Lawsuit by Tony Gwynn’s Family Shows How Tobacco Companies Used Sports to Market Smokeless Tobacco – It’s Time to Rid Baseball of Tobacco for Good
Statement of Matthew L. Myers, President, Campaign for Tobacco-Free Kids
May 26, 2016
WASHINGTON, D.C. – Baseball legend Tony Gwynn was one of the game’s most respected figures on and off the field. His death in 2014 after a long battle with cancer remains a lesson to all about the horrible dangers of smokeless tobacco use.
The wrongful-death lawsuit filed by his family this week provides another public service. It is a powerful reminder of how the tobacco industry has long targeted kids, athletes, African Americans and other groups with shameful marketing tactics that lured many into a deadly addiction. Tony Gwynn’s death and this lawsuit provide a clarion call to Major League Baseball (MLB) and the MLB Players Association to take tobacco out of the game once and for all. It’s time for baseball to stand up to tobacco and stand up for kids.
The defendants in the lawsuit include Altria Group Inc. (formerly Philip Morris) and its U.S. Smokeless Tobacco Company subsidiary, manufacturer of the Skoal brand the lawsuit says Gwynn used.
The lawsuit details how, at 17, Gwynn began regularly using smokeless tobacco, or dipping, while a freshman ballplayer at San Diego State University and how he received “countless” free samples of smokeless tobacco during his college years, leading to a decades-long addiction. It describes how “throughout the 1970s and 1980s, Defendants’ smokeless tobacco campaigns also targeted college students and athletes through a coordinated nationwide network of on-campus marketing programs.” From 1977 to 1981, while Gwynn was in college, the industry recruited student contractors who promoted smokeless tobacco products to fellow students and athletes, distributed free samples and even sponsored an intramural softball team named the “Skoal Brothers” at San Diego State, the lawsuit states.
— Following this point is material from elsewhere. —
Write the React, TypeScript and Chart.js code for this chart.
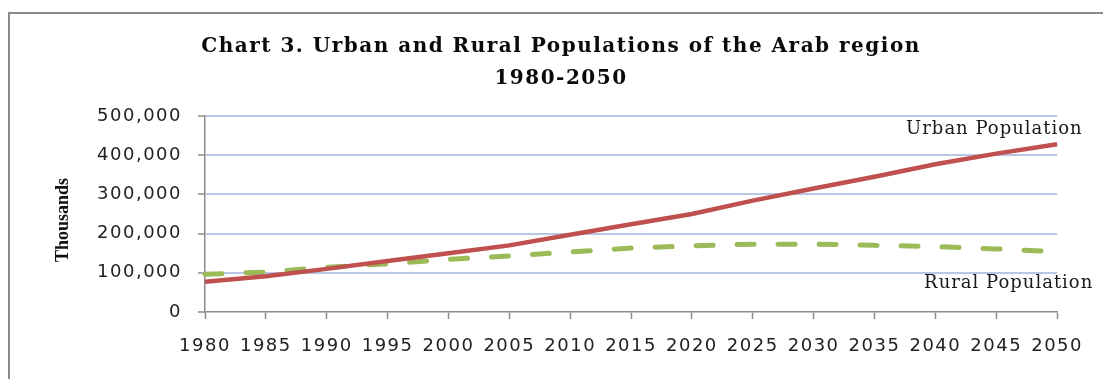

The lawsuit also details industry marketing tactics that linked smokeless tobacco use and sports, especially baseball. These include advertising and marketing campaigns using professional sports figures, advertising during network television broadcasts of major sporting events and placing ads in national sports magazines. “Defendants used professional sports figures to spread the lie that the use of these products was consistent with good health and fitness, and that they are a healthy alternative to smoking,” the lawsuit states.
As the lawsuit argues, Gwynn himself became an “unwitting agent” in the industry’s marketing schemes: “Defendants used Tony’s addiction to reach the legions of fans, athletes, spectators and children who viewed him with admiration and respect, just as the Defendants’ sports spokesmen during Tony’s youth led him to try, use and become addicted to their dangerous products.”
Unfortunately, some of these industry tactics continue today. Smokeless tobacco brands including Skoal and Grizzly continue to advertise in magazines such as Sports Illustrated and ESPN the Magazine, often with the message that you can’t be a real man without smokeless tobacco.
The association between smokeless tobacco and sports continues to harm young people. A September 2015 CDC report found that high school athletes use smokeless tobacco at nearly twice the rate of non-athletes, and smokeless tobacco use among athletes increased 11 percent from 2001 to 2013. Among male high school athletes, smokeless tobacco use was particularly alarming at 17.4 percent in 2013.
To set the right example for young fans and protect the health of players, MLB and the Players Association should agree to a complete prohibition on smokeless tobacco use in all major league stadiums as part of the new collective bargaining agreement being negotiated this year, as 34 leading public health and medical groups have urged them to do. Unfortunately the Players Association has yet to agree. In the meantime, Major League cities and states should continue to prohibit all tobacco use at sports venues, including baseball stadiums, as San Francisco, Boston, Los Angeles, New York, Chicago and the state of California have already done. Once all these laws are implemented, one-third of the 30 Major League stadiums will be tobacco-free. Washington, D.C., Toronto and the state of Minnesota are considering similar measures.
If the memory of Tony Gwynn’s life and death can make the game he loved tobacco-free and set the right example for future generations, it will be a tremendous and fitting legacy.